Product high-order ambiguity function for multicomponent polynomial-phase signal modeling

• Published in: IEEE transactions on signal processing Vol. 46; no. 3; pp. 691 - 708
• Main Authors: Barbarossa, S., Scaglione, A., Giannakis, G.B.
• Format: Journal Article
• Language: English
• Published: New York, NY IEEE 01.03.1998; Institute of Electrical and Electronics Engineers
• Subjects: Analytical models; Applied sciences; Detection, estimation, filtering, equalization, prediction; Exact sciences and technology; Gaussian noise; Image analysis; Information, signal and communications theory; Parameter estimation; Performance analysis; Perturbation methods; Polynomials; Radar polarimetry; Radar scattering; Signal analysis; Signal and communications theory; Signal, noise; Telecommunications and information theory; Parameter estimation; Perturbation method; Multicomponent analysis; Signal estimation; Ambiguity function; Performance analysis; System identification
• ISSN: 1053-587X; 1941-0476
• DOI: 10.1109/78.661336

Parameter estimation and performance analysis issues are studied for multicomponent polynomial-phase signals (PPSs) embedded in white Gaussian noise.
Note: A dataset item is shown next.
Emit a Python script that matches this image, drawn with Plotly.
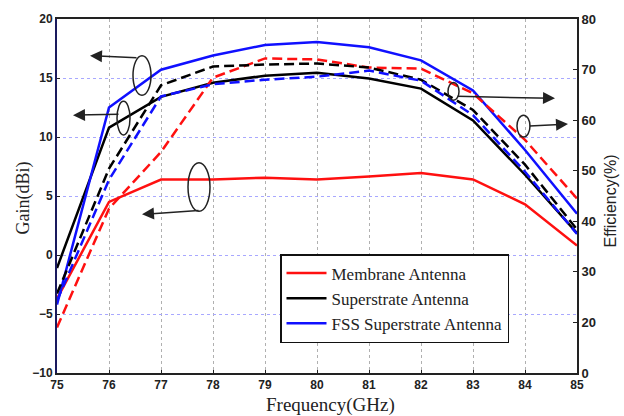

Identifiability issues arising with existing approaches are described first when dealing with multicomponent PPS having the same highest order phase coefficients. This situation is encountered in applications such as synthetic aperture radar imaging or propagation of polynomial phase signals through channels affected by multipath and is thus worthy of a careful analysis. A new approach is proposed based on a transformation called product high-order ambiguity function (PHAF). The use of the PHAF offers a number of advantages with respect to the high-order ambiguity function (HAF). More specifically, it removes the identifiability problem and improves noise rejection capabilities. Performance analysis is carried out using the perturbation method and verified by simulation results.